TO DO |
Omit all images. Transcribe the rest of the material below exactly.
── MATERIAL ──
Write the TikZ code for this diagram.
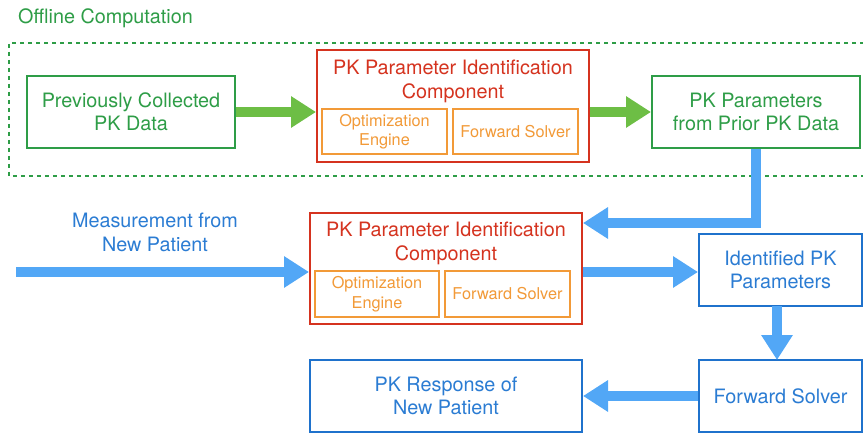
\documentclass[tikz,border=0pt]{standalone}
\usepackage{fontspec}
\setmainfont{TeX Gyre Heros}
\usetikzlibrary{arrows.meta}
\definecolor{gdark}{HTML}{2E9D47}
\definecolor{garrow}{HTML}{6DBE45}
\definecolor{rbox}{HTML}{D5331F}
\definecolor{obox}{HTML}{F29A38}
\definecolor{bbox}{HTML}{1F72CC}
\definecolor{btext}{HTML}{2B7CD3}
\definecolor{barrow}{HTML}{52A7F6}
\tikzset{
  box/.style={draw, line width=2pt, fill=white, inner sep=0pt, align=center},
  greenbox/.style={box, draw=gdark, text=gdark, font=\fontsize{19.8}{23.5}\selectfont},
  bluebox/.style={box, draw=bbox, text=btext, font=\fontsize{19.8}{23.5}\selectfont},
  redbox/.style={box, draw=rbox},
  orangebox/.style={box, draw=obox, text=obox, font=\fontsize{16.3}{19.5}\selectfont},
  redtitle/.style={text=rbox, align=center, inner sep=0pt, font=\fontsize{19.8}{24}\selectfont},
  fat/.style={line width=10pt, line join=miter, -{Triangle[length=25pt,width=30pt]}},
  garr/.style={fat, draw=garrow},
  barr/.style={fat, draw=barrow},
}
\begin{document}
\begin{tikzpicture}[x=1pt,y=-1pt]
\useasboundingbox (0,0) rectangle (863,433);
% offline region
\node[anchor=west, text=gdark, inner sep=0pt, font=\fontsize{19.8}{22}\selectfont] (offtitle) at (18,18) {Offline Computation};
\draw[gdark, line width=2pt, dash pattern=on 4pt off 4pt] (880,43) -- (9,43) -- (9,176) -- (880,176);
% nodes
\node[greenbox, minimum width=208pt, minimum height=72pt] (prev) at (131,112) {Previously Collected\\PK Data};
\node[redbox, minimum width=272pt, minimum height=112pt] (pic1) at (453,106) {};
\node[redtitle] (pic1t) at (453,81) {PK Parameter Identification\\Component};
\node[orangebox, minimum width=125pt, minimum height=45pt] (opt1) at (384.5,131.5) {Optimization\\Engine};
\node[orangebox, minimum width=125pt, minimum height=45pt] (fwd1) at (515.5,131.5) {Forward Solver};
\node[greenbox, minimum width=208pt, minimum height=72pt] (params) at (756,112) {PK Parameters\\from Prior PK Data};

\node[redbox, minimum width=272pt, minimum height=111pt] (pic2) at (446,268.5) {};
\node[redtitle] (pic2t) at (446,243) {PK Parameter Identification\\Component};
\node[orangebox, minimum width=124pt, minimum height=46pt] (opt2) at (377,294) {Optimization\\Engine};
\node[orangebox, minimum width=125pt, minimum height=46pt] (fwd2) at (507.5,294) {Forward Solver};

\node[text=btext, align=center, inner sep=0pt, font=\fontsize{19.8}{24}\selectfont] (meas) at (155,232) {Measurement from\\New Patient};
\node[bluebox, minimum width=163pt, minimum height=72pt] (ident) at (780.5,270) {Identified PK\\Parameters};
\node[bluebox, minimum width=163pt, minimum height=72pt] (fsolve) at (780.5,396) {Forward Solver};
\node[bluebox, minimum width=272pt, minimum height=72pt] (resp) at (446,396) {PK Response of\\New Patient};

% connectors
\draw[garr] (prev.east) -- (prev.east -| pic1.west);
\draw[garr] (params.west -| pic1.east) -- (params.west);
\coordinate (elbow) at (756,223);
\draw[barr] (params.south) -- (elbow) -- (elbow -| pic2.east);
\coordinate (mstart) at (16,272);
\draw[barr] (mstart) -- (mstart -| pic2.west);
\draw[barr] (pic2.east |- 0,272) -- (ident.west |- 0,272);
\draw[barr] (777,306) -- (777,360);
\draw[barr] (fsolve.west) -- (resp.east);
\end{tikzpicture}
\end{document}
───
THE OUTPUT |
Write the TikZ code for this diagram.
\documentclass[tikz,border=0pt]{standalone}
\usepackage{fontspec}
\setmainfont{TeX Gyre Heros}
\usetikzlibrary{arrows.meta}
\definecolor{gdark}{HTML}{2E9D47}
\definecolor{garrow}{HTML}{6DBE45}
\definecolor{rbox}{HTML}{D5331F}
\definecolor{obox}{HTML}{F29A38}
\definecolor{bbox}{HTML}{1F72CC}
\definecolor{btext}{HTML}{2B7CD3}
\definecolor{barrow}{HTML}{52A7F6}
\tikzset{
  box/.style={draw, line width=2pt, fill=white, inner sep=0pt, align=center},
  greenbox/.style={box, draw=gdark, text=gdark, font=\fontsize{19.8}{23.5}\selectfont},
  bluebox/.style={box, draw=bbox, text=btext, font=\fontsize{19.8}{23.5}\selectfont},
  redbox/.style={box, draw=rbox},
  orangebox/.style={box, draw=obox, text=obox, font=\fontsize{16.3}{19.5}\selectfont},
  redtitle/.style={text=rbox, align=center, inner sep=0pt, font=\fontsize{19.8}{24}\selectfont},
  fat/.style={line width=10pt, line join=miter, -{Triangle[length=25pt,width=30pt]}},
  garr/.style={fat, draw=garrow},
  barr/.style={fat, draw=barrow},
}
\begin{document}
\begin{tikzpicture}[x=1pt,y=-1pt]
\useasboundingbox (0,0) rectangle (863,433);
% offline region
\node[anchor=west, text=gdark, inner sep=0pt, font=\fontsize{19.8}{22}\selectfont] (offtitle) at (18,18) {Offline Computation};
\draw[gdark, line width=2pt, dash pattern=on 4pt off 4pt] (880,43) -- (9,43) -- (9,176) -- (880,176);
% nodes
\node[greenbox, minimum width=208pt, minimum height=72pt] (prev) at (131,112) {Previously Collected\\PK Data};
\node[redbox, minimum width=272pt, minimum height=112pt] (pic1) at (453,106) {};
\node[redtitle] (pic1t) at (453,81) {PK Parameter Identification\\Component};
\node[orangebox, minimum width=125pt, minimum height=45pt] (opt1) at (384.5,131.5) {Optimization\\Engine};
\node[orangebox, minimum width=125pt, minimum height=45pt] (fwd1) at (515.5,131.5) {Forward Solver};
\node[greenbox, minimum width=208pt, minimum height=72pt] (params) at (756,112) {PK Parameters\\from Prior PK Data};

\node[redbox, minimum width=272pt, minimum height=111pt] (pic2) at (446,268.5) {};
\node[redtitle] (pic2t) at (446,243) {PK Parameter Identification\\Component};
\node[orangebox, minimum width=124pt, minimum height=46pt] (opt2) at (377,294) {Optimization\\Engine};
\node[orangebox, minimum width=125pt, minimum height=46pt] (fwd2) at (507.5,294) {Forward Solver};

\node[text=btext, align=center, inner sep=0pt, font=\fontsize{19.8}{24}\selectfont] (meas) at (155,232) {Measurement from\\New Patient};
\node[bluebox, minimum width=163pt, minimum height=72pt] (ident) at (780.5,270) {Identified PK\\Parameters};
\node[bluebox, minimum width=163pt, minimum height=72pt] (fsolve) at (780.5,396) {Forward Solver};
\node[bluebox, minimum width=272pt, minimum height=72pt] (resp) at (446,396) {PK Response of\\New Patient};

% connectors
\draw[garr] (prev.east) -- (prev.east -| pic1.west);
\draw[garr] (params.west -| pic1.east) -- (params.west);
\coordinate (elbow) at (756,223);
\draw[barr] (params.south) -- (elbow) -- (elbow -| pic2.east);
\coordinate (mstart) at (16,272);
\draw[barr] (mstart) -- (mstart -| pic2.west);
\draw[barr] (pic2.east |- 0,272) -- (ident.west |- 0,272);
\draw[barr] (777,306) -- (777,360);
\draw[barr] (fsolve.west) -- (resp.east);
\end{tikzpicture}
\end{document}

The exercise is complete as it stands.